As Nazi troops began to take over the town, local Lithanian militias such as the Lithuanian Activitst Front, joined the invaders in rounding up the town’s Jewish population. Fifty Jewish men were brought to an auto shop garage where they were humiliated and beaten to death by a single man with a crowbar. It was even too much for the Nazis: one officer said, “I had to leave the square because I could not watch anymore.” A photographer at the scene reported that the communal killing included an accordionist who would climb on the bodies and play the Lithuanian national anthem…the people would clap and sing….”
Perez’ presentation will put this singular, horrible moment into some kind of context.
The Lietukis garage massacre was the beginning of the Pogrom of Kaunas and foreshadowed the total destruction of Lithuianian Jews in the six days to come. It is one of the many instances of mass antisemitic violence that plagued Eastern Europe in the 1940s. The Kaunas pogrom stands out due to both the symbolic nature of the heinous acts committed against Jews and for the hate that influenced such actions.
It appears that the pogrom in Lithuania was especially violent because of the dangerous cocktail of three ingredients: belief in the Judeo Bolshevik myth, Lithuanian Nationalism and the Nazification of Lithuania.
The Sara Jane Gardner Memorial Lecture is an annual tribute to the late Sara Jane Gardner, professor of History and English at Hastings College from 1965 to 1990. Since 2011, the Alpha Gamma Sigma chapter of the national history honorary society, Phi Alpha Theta, has chosen one of their members to present a lecture of original research in Gardner’s honor.

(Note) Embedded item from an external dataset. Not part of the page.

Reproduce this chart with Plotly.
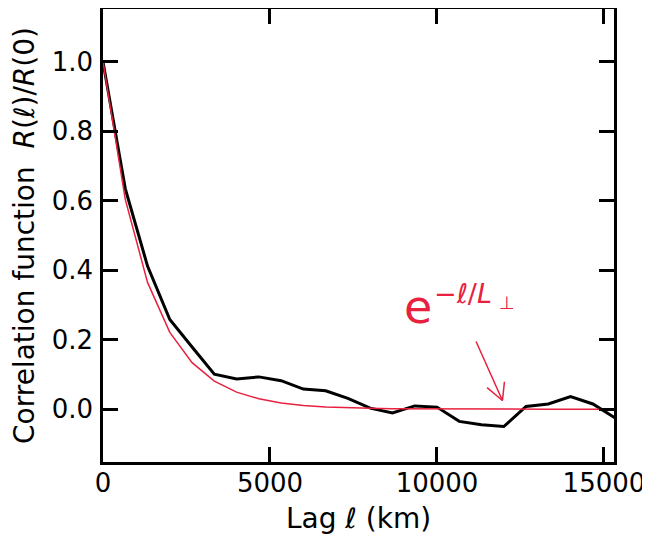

Perez, this year’s presenter, is president of the chapter and will graduate with honors in History in May. She is an emerging scholar of the Holocaust, and has presented papers at the college’s academic showcase and the Texas A&M University History Conference in College Station, Texas. She has accepted the Graduate Scholar Award to enter the master’s program in History and Museum Studies at Southern Illinois–Edwardsville in the fall.